Arg. Frustrating day. I ignored an invoice from Google Apps because I thought it was something we were no longer using. Turns out our corporate e-mail is tied to it so here I am at my office, trying to get it restored. Payed the stupid $80 bill, but now it's still not turned back on. The one amazing thing is that I actually talked to a live person at Google. I didn't think there were live people working there - thought everything was controlled by 'bots. Just kidding of course - I actually have a friend who worked there for a time.
Here's the story I told yesterday, told with different eyes:
When I was a child, one of the highlights was an invitation from wealthy friends to a Fourth of July party held on their waterfront property. This kind of event was rare for our family so, when my father told me of the invitation, I all but jumped out of my skin with excitement. I remember impulsively grabbing him around his waist and hugging him with joy. I remember his shocked reaction - he didn't know what to do with that hug. I remember his stiffening and me backing away, confused and ashamed, feeling like I had done something wrong by hugging him - feeling repelled.
He was an enigma to me. I never could figure him out, never knew how he felt about inheriting an instant family with four children aged 1-9. He had been a bachelor until his late '40's when he met my mother, had lived with his parents all his single years. He was brilliant but odd. It was a mixed blessing that he took us all on. Certainly we were saved from financial ruin - he provided for us. We benefited from his intellectual and musical standards (he was well educated and played many instruments). My mother craved the intellectual stimulation - that must have been what she was drawn to when she married him (that and the the fact that he would have us!).
I'm not sure what happened that day and why I've latched onto that moment as being so life pivotal. Maybe it was and maybe it wasn't. In retrospect I question the story I've told, that the one hug (or lack thereof) was a no-turning-back moment for me. I have to think it was just one of many things that I found confusing and traumatic. When I look at pictures of myself from that time, I was beautiful (if a bit disheveled) - I was not repulsive. I will never know what went through Henry's head that day. I will never know what through his head at all - I do not know his stories - he was very closed to us. I can make some guesses now, with the eyes of an adult. If I look at the man in context of his Victorian upbringing, it seems obvious that he would have been brought up in an austere, unaffectionate way and hugging would feel foreign to him. A more sinister thought has occurred to me. My sister and he had a very different relationship - almost flirty. She has said on occasion that she didn't feel sexually safe around him and asked me if I felt the same. I didn't, so I couldn't answer "Real" on that one. But what if she were right and he was drawn to us in that way? Then his stiffening could have been his recoiling at his own feelings. If that's the case, and he never acted inappropriately towards us (he didn't) then maybe he is the hero of the story to have controlled his impulses. Maybe the physical distance he put between himself and us was for our protection.

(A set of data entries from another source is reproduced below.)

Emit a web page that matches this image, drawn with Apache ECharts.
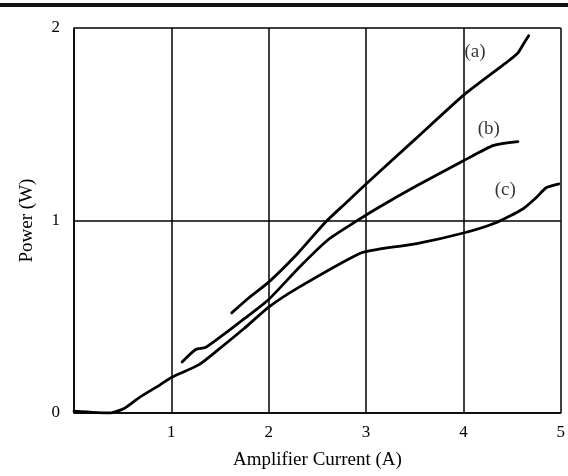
<!DOCTYPE html>
<html>
<head>
<meta charset="utf-8">
<script src="https://cdn.jsdelivr.net/npm/echarts@6/dist/echarts.min.js"></script>
<style>
html,body{margin:0;padding:0;background:#fff;}
#chart{width:568px;height:476px;}
</style>
</head>
<body>
<div id="chart"></div>
<script>
// Curve data: [Amplifier Current (A), Power (W)]
const curveA = [[1.62,0.52],[1.8,0.6],[2.0,0.68],[2.3,0.83],[2.58,0.99],[2.79,1.09],[3.0,1.19],[3.5,1.42],[4.0,1.65],[4.44,1.82],[4.56,1.87],[4.62,1.92],[4.67,1.96]];
const curveB = [[1.11,0.265],[1.25,0.33],[1.35,0.34],[1.49,0.39],[1.75,0.49],[2.0,0.59],[2.32,0.76],[2.61,0.90],[2.88,0.99],[3.12,1.065],[3.52,1.18],[4.0,1.31],[4.31,1.39],[4.56,1.41]];
const curveC = [[0.0,0.01],[0.37,0.0],[0.52,0.025],[0.67,0.08],[0.88,0.145],[1.0,0.185],[1.28,0.25],[1.46,0.32],[1.75,0.44],[2.0,0.55],[2.3,0.65],[2.94,0.83],[3.12,0.85],[3.52,0.88],[4.0,0.935],[4.34,0.99],[4.61,1.06],[4.75,1.12],[4.85,1.17],[4.98,1.19]];
const curveLabels = ['(a)','(b)','(c)'];
const labelPos = [[4.12,1.875],[4.26,1.475],[4.43,1.16]];
const xTicks = [0,1,2,3,4,5];
const yTicks = [0,1,2];

const chart = echarts.init(document.getElementById('chart'));
const font = '"Liberation Serif", "DejaVu Serif", serif';
const lineStyle = {color:'#000', width:2.8, join:'round', cap:'round'};
function curve(d){
  return {type:'line', data:d, showSymbol:false, smooth:0.2, lineStyle:lineStyle, silent:true, z:5};
}
chart.setOption({
  animation:false,
  backgroundColor:'#fff',
  graphic:[{type:'rect', shape:{x:0,y:3,width:568,height:4}, style:{fill:'#111'}}],
  grid:{left:74,right:2,top:28,bottom:63},
  xAxis:{type:'value', min:0, max:5, interval:1,
    name:'Amplifier Current (A)', nameLocation:'middle', nameGap:38,
    nameTextStyle:{fontFamily:font, fontSize:19, color:'#000'},
    axisLine:{show:true, lineStyle:{color:'#000', width:1.5}},
    axisTick:{show:false},
    axisLabel:{fontFamily:font, fontSize:17, color:'#000', margin:11,
      formatter:v=> (v===0 ? '' : String(xTicks[v]))},
    splitLine:{show:true, lineStyle:{color:'#000', width:1.5}}
  },
  yAxis:{type:'value', min:0, max:2, interval:1,
    name:'Power (W)', nameLocation:'middle', nameGap:37,
    nameTextStyle:{fontFamily:font, fontSize:19, color:'#000'},
    axisLine:{show:true, lineStyle:{color:'#000', width:1.5}},
    axisTick:{show:false},
    axisLabel:{fontFamily:font, fontSize:17, color:'#000', margin:14,
      formatter:v=>String(yTicks[v])},
    splitLine:{show:true, lineStyle:{color:'#000', width:1.5}}
  },
  series:[
    curve(curveA), curve(curveB), curve(curveC),
    {type:'scatter', symbolSize:0, silent:true,
      data:labelPos.map((p,i)=>({value:p, name:curveLabels[i]})),
      label:{show:true, position:'inside', formatter:p=>p.name,
        fontFamily:font, fontSize:19, color:'#000'}}
  ]
});
</script>
</body>
</html>
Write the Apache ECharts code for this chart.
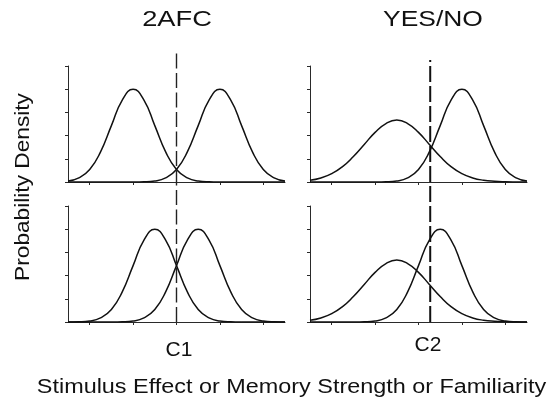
<!DOCTYPE html>
<html><head><meta charset="utf-8">
<script src="https://cdn.jsdelivr.net/npm/echarts@6/dist/echarts.min.js"></script>
<style>html,body{margin:0;padding:0;background:#fff}#c{width:559px;height:403px}</style>
</head><body><div id="c"></div>
<script>
// x positions (units of the stimulus axis; ticks at integers)
const xs = [-2.5,-2.25,-2,-1.75,-1.5,-1.25,-1,-0.75,-0.5,-0.25,0,0.25,0.5,0.75,1,1.25,1.5,1.75,2,2.25,2.5];
const xTicks = [-2,-1,0,1,2];
// densities (y axis 0..5)
const afcTopLure      = [0.044,0.18,0.54,1.30,2.43,3.53,4.00,3.53,2.43,1.30,0.54,0.18,0.044,0.009,0.001,0,0,0,0,0,0];
const afcTopTarget    = [0,0,0,0,0,0,0.001,0.009,0.044,0.18,0.54,1.30,2.43,3.53,4.00,3.53,2.43,1.30,0.54,0.18,0.044];
const afcBottomLure   = [0.001,0.009,0.044,0.18,0.54,1.30,2.43,3.53,4.00,3.53,2.43,1.30,0.54,0.18,0.044,0.009,0.001,0,0,0,0];
const afcBottomTarget = [0,0,0,0,0.001,0.009,0.044,0.18,0.54,1.30,2.43,3.53,4.00,3.53,2.43,1.30,0.54,0.18,0.044,0.009,0.001];
const ynTopLure       = [0.076,0.175,0.36,0.66,1.10,1.62,2.14,2.52,2.67,2.52,2.14,1.62,1.10,0.66,0.36,0.175,0.076,0.030,0.010,0.003,0.001];
const ynTopTarget     = [0,0,0,0,0,0,0.001,0.009,0.044,0.18,0.54,1.30,2.43,3.53,4.00,3.53,2.43,1.30,0.54,0.18,0.044];
const ynBottomLure    = [0.076,0.175,0.36,0.66,1.10,1.62,2.14,2.52,2.67,2.52,2.14,1.62,1.10,0.66,0.36,0.175,0.076,0.030,0.010,0.003,0.001];
const ynBottomTarget  = [0,0,0,0,0.001,0.009,0.044,0.18,0.54,1.30,2.43,3.53,4.00,3.53,2.43,1.30,0.54,0.18,0.044,0.009,0.001];
const criteria = [0, 0.27];          // C1, C2 positions
const criterionLabels = ['C1','C2'];
const panelTitles = ['2AFC','YES/NO'];
const yLabel = 'Probability Density';
const xLabel = 'Stimulus Effect or Memory Strength or Familiarity';

const FONT = '"Liberation Sans", Arial, Helvetica, sans-serif';
const INK = '#111';
const AX = '#2a2a2a';

const pair = ys => xs.map((x, i) => [x, ys[i]]);

const panelGrids = [
  {left: 68,  top: 66,  width: 217, height: 116},
  {left: 68,  top: 206, width: 217, height: 116},
  {left: 310, top: 66,  width: 217, height: 116},
  {left: 310, top: 206, width: 217, height: 116}
];
const dashGrids = [
  {left: 68,  top: 53, width: 217, height: 269},
  {left: 310, top: 60, width: 217, height: 262}
];

const grid = panelGrids.concat(dashGrids);
const xAxis = [], yAxis = [];
panelGrids.forEach((g, i) => {
  xAxis.push({type:'value', gridIndex:i, min:-2.5, max:2.5, position:'bottom',
    axisLine:{show:true, onZero:false, lineStyle:{color:AX, width:1}},
    axisTick:{show:true, inside:false, length:3, customValues:xTicks, lineStyle:{color:AX, width:1}},
    axisLabel:{show:false}, splitLine:{show:false}});
  yAxis.push({type:'value', gridIndex:i, min:0, max:5, interval:1, position:'left',
    axisLine:{show:true, onZero:false, lineStyle:{color:AX, width:1}},
    axisTick:{show:true, inside:false, length:3, lineStyle:{color:AX, width:1}},
    axisLabel:{show:false}, splitLine:{show:false}});
});
dashGrids.forEach((g, j) => {
  const i = panelGrids.length + j;
  xAxis.push({type:'value', gridIndex:i, min:-2.5, max:2.5, show:false});
  yAxis.push({type:'value', gridIndex:i, min:0, max:1, show:false});
});

const curve = (ys, idx) => ({
  type:'line', xAxisIndex:idx, yAxisIndex:idx, data:pair(ys),
  smooth:0.5, showSymbol:false, symbol:'none', silent:true,
  lineStyle:{color:INK, width:1.5}
});

const series = [
  curve(afcTopLure,0), curve(afcTopTarget,0),
  curve(afcBottomLure,1), curve(afcBottomTarget,1),
  curve(ynTopLure,2), curve(ynTopTarget,2),
  curve(ynBottomLure,3), curve(ynBottomTarget,3),
  {type:'line', xAxisIndex:4, yAxisIndex:4, data:[[criteria[0],0],[criteria[0],1]],
   showSymbol:false, symbol:'none', silent:true,
   lineStyle:{color:'#222', width:1.4, type:[15,4.5]}},
  {type:'line', xAxisIndex:5, yAxisIndex:5, data:[[criteria[1],0],[criteria[1],1]],
   showSymbol:false, symbol:'none', silent:true,
   lineStyle:{color:'#111', width:2, type:[16,4]}}
];

const txt = (text, x, y, size, sx, rot) => ({
  type:'text', x:x, y:y, scaleX:sx || 1, rotation:rot || 0, silent:true,
  style:{text:text, fill:INK, font:size + 'px ' + FONT, align:'center', verticalAlign:'middle'}
});

const graphic = [
  txt(panelTitles[0], 177, 20, 22, 1.24),
  txt(panelTitles[1], 433, 20, 22, 1.2),
  txt(criterionLabels[0], 179, 350, 21),
  txt(criterionLabels[1], 428, 345, 21),
  txt(xLabel, 291.5, 387, 20, 1.17),
  txt(yLabel, 23, 187, 21, 1.08, Math.PI/2)
];

const chart = echarts.init(document.getElementById('c'), null, {renderer:'canvas'});
chart.setOption({
  animation:false,
  backgroundColor:'#fff',
  grid:grid, xAxis:xAxis, yAxis:yAxis, series:series, graphic:graphic
});
</script></body></html>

This is total conjecture - something I'm not going to spend a lot of time thinking about because I have absolutely no foundation (or very little) to be floating such blasphemous hypotheses and it is not my intention to assassinate his character. The point of this exercise is to simply say, "What if...," and entertain other scenarios, other explanations. There was certainly a lot going on with him that I wasn't then, nor am I now, privy to. He was a brutal man but a complex one. He wasn't all bad. I have a positive legacy from his as well as the unfortunate one I described yesterday. I am intellectual, well read, eschew television like he did, I am musical, a good cook like he was, I am elite (like he was - and I make no apologies for that - elite is not a dirty word), and I have a twisted sense of humor like he did.
Another thing for me to consider. There were two ways to go in my childhood home - it was an eat or be eaten environment. I chose to be a warrior to survive. At an early age I armored up and went out into the world to make my fortune, well equipped for anything I would encounter. My forceful, take no prisoners personality was really useful as I navigated the turbulent seas of adulthood. Failure was not an option. I kept the armor on until such time as I was secure enough to shed it and even now, it sits in the corner, ready to be donned as needed. I'm not so sure that, in this world, being tough as nails, when you need to be, is such a bad thing.
The challenge today is to continue thinking about your own stories. It was harder than I thought to put a different spin on a sacred story that has grown old with ruts for having been told so many times. The takeaway is to think more broadly and creatively about the things you remember - the stories you cling to as life changing events. Maybe you've got it right, but maybe there is more than meets the eye once you accept the challenge of looking deeper. It's like Cold Files. My sister said something important, as we discussed this topic. There is a danger to this re-storying. What we mustn't do is to change the facts to be self serving. The idea is to dig deeper for the truths, not manipulate the past to justify ourselves.